Source code of charts:

_____

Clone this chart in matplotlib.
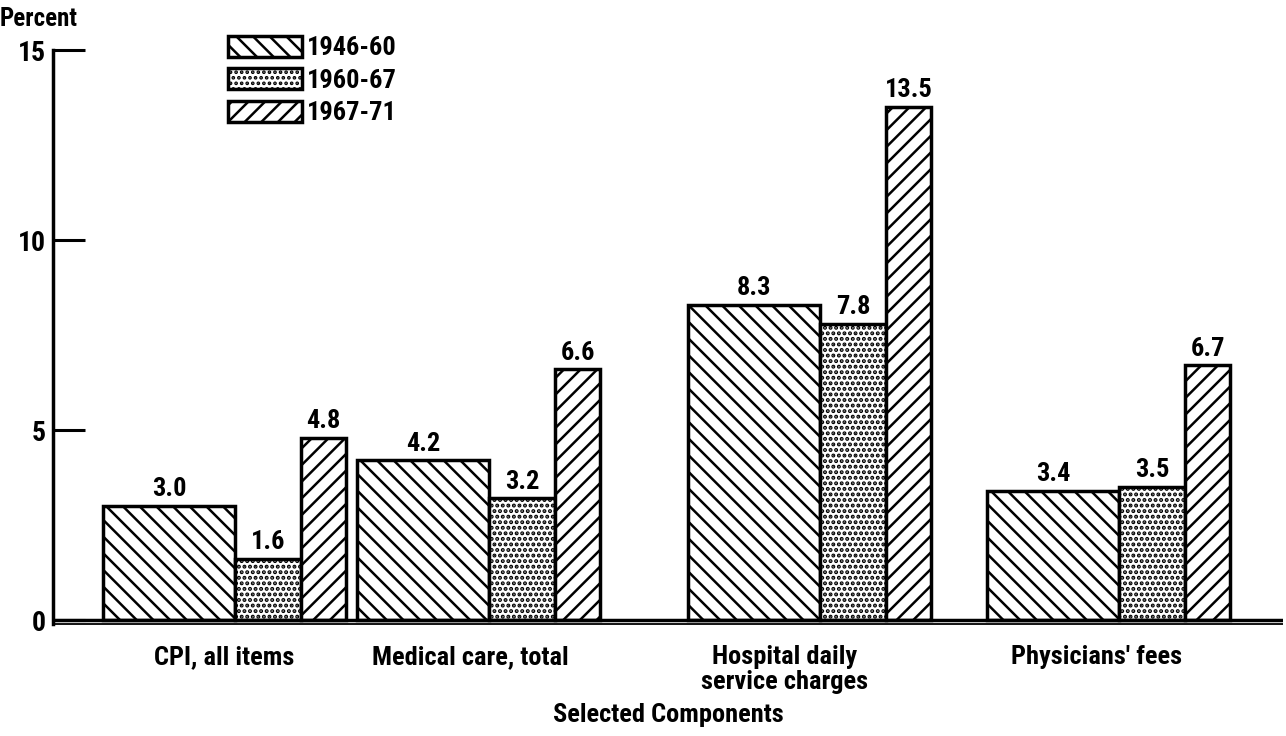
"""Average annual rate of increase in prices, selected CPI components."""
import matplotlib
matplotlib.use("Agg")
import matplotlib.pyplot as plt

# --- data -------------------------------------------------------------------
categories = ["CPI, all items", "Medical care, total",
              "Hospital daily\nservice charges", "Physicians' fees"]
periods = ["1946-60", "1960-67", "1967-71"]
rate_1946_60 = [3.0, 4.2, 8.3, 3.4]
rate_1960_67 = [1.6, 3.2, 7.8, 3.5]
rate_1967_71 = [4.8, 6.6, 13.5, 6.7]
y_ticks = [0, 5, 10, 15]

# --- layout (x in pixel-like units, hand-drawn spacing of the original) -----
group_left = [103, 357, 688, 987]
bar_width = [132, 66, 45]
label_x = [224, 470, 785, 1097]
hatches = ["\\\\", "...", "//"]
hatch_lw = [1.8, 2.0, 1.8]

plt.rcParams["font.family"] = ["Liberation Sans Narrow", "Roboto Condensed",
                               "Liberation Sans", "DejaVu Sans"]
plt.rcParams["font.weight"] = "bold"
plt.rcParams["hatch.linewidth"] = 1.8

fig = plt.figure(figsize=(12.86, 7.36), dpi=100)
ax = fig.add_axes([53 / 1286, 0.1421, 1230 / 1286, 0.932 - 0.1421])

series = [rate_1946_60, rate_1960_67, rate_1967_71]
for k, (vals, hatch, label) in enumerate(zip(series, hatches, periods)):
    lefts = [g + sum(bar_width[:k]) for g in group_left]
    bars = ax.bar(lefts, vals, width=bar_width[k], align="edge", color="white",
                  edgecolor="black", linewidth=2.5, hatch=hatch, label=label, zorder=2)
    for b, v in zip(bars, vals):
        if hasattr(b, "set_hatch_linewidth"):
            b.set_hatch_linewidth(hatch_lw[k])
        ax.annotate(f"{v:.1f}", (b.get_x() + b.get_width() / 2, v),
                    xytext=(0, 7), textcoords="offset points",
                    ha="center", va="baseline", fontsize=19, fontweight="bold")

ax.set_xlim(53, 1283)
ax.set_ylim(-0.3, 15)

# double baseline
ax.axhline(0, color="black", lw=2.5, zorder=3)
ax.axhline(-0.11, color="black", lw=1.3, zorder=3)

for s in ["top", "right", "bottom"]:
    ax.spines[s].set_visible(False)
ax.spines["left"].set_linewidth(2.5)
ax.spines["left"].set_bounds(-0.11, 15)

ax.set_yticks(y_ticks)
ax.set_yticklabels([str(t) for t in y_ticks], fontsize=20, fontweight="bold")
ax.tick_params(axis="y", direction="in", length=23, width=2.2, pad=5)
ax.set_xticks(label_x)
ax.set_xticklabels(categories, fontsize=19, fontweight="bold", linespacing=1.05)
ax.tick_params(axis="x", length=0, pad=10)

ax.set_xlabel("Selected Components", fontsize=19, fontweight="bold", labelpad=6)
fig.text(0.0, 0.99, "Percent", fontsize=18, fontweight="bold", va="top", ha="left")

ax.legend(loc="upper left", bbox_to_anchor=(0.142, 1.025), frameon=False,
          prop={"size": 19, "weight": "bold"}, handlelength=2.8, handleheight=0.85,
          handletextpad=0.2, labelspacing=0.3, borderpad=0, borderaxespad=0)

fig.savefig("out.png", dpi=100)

_____

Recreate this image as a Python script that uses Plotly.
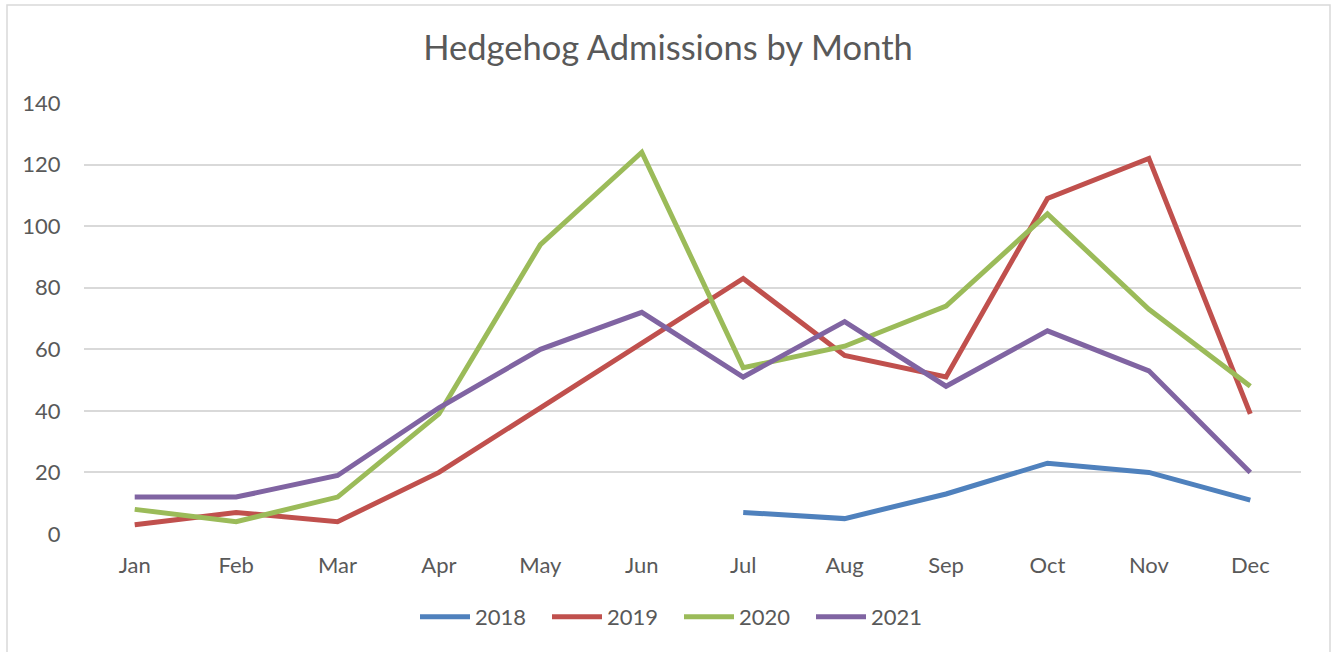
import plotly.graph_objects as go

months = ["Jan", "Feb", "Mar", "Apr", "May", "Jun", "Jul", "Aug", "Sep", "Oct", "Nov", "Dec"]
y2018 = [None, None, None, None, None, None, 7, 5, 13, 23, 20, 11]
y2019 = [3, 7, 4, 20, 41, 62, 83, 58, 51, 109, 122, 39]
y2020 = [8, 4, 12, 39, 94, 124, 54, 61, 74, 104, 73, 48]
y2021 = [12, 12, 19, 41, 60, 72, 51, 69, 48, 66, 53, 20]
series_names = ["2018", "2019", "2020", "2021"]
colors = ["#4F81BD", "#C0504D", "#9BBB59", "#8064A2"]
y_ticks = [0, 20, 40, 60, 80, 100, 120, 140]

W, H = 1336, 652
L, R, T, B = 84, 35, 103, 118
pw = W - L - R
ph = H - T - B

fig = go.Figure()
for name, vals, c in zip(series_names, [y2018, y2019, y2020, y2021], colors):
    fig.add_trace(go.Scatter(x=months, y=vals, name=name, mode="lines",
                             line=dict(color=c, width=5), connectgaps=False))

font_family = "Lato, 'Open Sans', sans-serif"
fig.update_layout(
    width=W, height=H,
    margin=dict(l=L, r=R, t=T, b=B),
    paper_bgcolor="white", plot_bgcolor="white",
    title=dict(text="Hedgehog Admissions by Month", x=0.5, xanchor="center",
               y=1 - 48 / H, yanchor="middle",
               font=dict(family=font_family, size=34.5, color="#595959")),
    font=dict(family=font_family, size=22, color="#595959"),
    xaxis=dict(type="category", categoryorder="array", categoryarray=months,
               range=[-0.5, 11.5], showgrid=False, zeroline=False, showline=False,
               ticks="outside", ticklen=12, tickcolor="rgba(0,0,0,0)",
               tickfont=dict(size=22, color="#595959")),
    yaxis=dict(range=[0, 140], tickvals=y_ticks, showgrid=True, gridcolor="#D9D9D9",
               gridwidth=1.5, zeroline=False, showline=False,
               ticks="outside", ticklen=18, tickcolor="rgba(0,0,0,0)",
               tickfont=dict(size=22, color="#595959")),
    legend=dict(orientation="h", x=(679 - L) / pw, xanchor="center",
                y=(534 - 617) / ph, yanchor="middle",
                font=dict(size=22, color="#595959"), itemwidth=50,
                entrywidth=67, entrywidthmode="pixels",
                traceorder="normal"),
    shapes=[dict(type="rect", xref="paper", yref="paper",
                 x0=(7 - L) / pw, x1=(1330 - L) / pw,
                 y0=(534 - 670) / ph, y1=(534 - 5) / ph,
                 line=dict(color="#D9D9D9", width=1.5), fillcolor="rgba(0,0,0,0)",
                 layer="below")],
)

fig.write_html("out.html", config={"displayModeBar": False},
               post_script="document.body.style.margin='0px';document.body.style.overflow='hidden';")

_____

**EXERCISE**
Extract exactly, and only, the lines from the one with "Recreate this image" to the one with "line=dict(color=c, width=5), connectgaps=False))", both ends counted. Leave the images behind.

**RESPONSE**
Recreate this image as a Python script that uses Plotly.
import plotly.graph_objects as go

months = ["Jan", "Feb", "Mar", "Apr", "May", "Jun", "Jul", "Aug", "Sep", "Oct", "Nov", "Dec"]
y2018 = [None, None, None, None, None, None, 7, 5, 13, 23, 20, 11]
y2019 = [3, 7, 4, 20, 41, 62, 83, 58, 51, 109, 122, 39]
y2020 = [8, 4, 12, 39, 94, 124, 54, 61, 74, 104, 73, 48]
y2021 = [12, 12, 19, 41, 60, 72, 51, 69, 48, 66, 53, 20]
series_names = ["2018", "2019", "2020", "2021"]
colors = ["#4F81BD", "#C0504D", "#9BBB59", "#8064A2"]
y_ticks = [0, 20, 40, 60, 80, 100, 120, 140]

W, H = 1336, 652
L, R, T, B = 84, 35, 103, 118
pw = W - L - R
ph = H - T - B

fig = go.Figure()
for name, vals, c in zip(series_names, [y2018, y2019, y2020, y2021], colors):
    fig.add_trace(go.Scatter(x=months, y=vals, name=name, mode="lines",
                             line=dict(color=c, width=5), connectgaps=False))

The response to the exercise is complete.